136. madde metninde geçen “ LAİKLİK İLKESİ DOĞRULTUSUNDA” ibaresini 633 sayılı yasanın 1 maddesinin başına getirirsek şöyle bir cümle ortaya çıkıyor.“LAİKLİK İLKESİ DOĞRULTUSUNDA İSLAM DİNİNİ İNANÇLARI, İBADET VE AHLAK ESASLARI İLE İLGİLİ İŞLERİ YÜRÜTMEK” Laikliğin İslam’la bağdaşmayacağı düşüncesi karşısında bu hedefe nasıl ulaşılacaktır? Anayasa muhal bir hedef mi amaçlamıştır?

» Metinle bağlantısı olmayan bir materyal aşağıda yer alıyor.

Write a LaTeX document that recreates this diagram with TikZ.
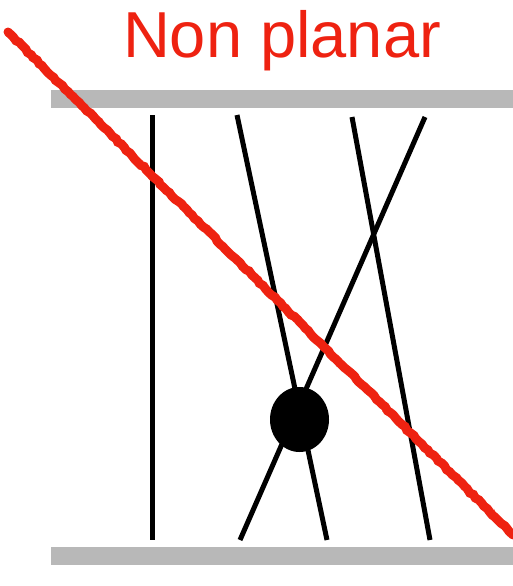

136.Maddenin diğer bir cümlesi “BÜTÜN SİYASİ GÖRÜŞ VE DÜŞÜNÜŞLERİN DIŞINDA KALARAK ...” şeklindedir. Kanaatimce bu da pek mümkün değildir. Çünkü İslam’a hizmet etmekle görevli Diyanet İşleri Başkanlığı bu hizmeti tekeline alamaz.Müslümanlardan bir kısmı da sevap kazanmak için bu hizmete talip olabilir ve bu amaçla çeşitli şekillerde örgütlenebilirler. İnsanları bundan alıkoymak mümkün değildir. Kendilerince, İslam dinine hizmet etmek isteyenler siyasi bir örgütlenmeye gittiklerinde bu hizmetler birbirine karışacaktır. Siyasi bir örgüt mü dini bir örgüt mü olduğu tereddütleri ortaya çıkacaktır. Bu insanlara “siz dine hizmet ettiğiniz için siyasetle ilgilenmeyin denilebilir mi? Böylesi durumlarda Diyanet İşleri Başkanlığı bu tür siyasi kurumlarla (parti, vakıf,dernek sendika vb.) amaçta birleşmek zorunda kalmaktadır. Dolayısıyla aynı amaca yönelen bu kurumlar arasında ister istemez bir paralellik ve yakınlaşma oluşacaktır.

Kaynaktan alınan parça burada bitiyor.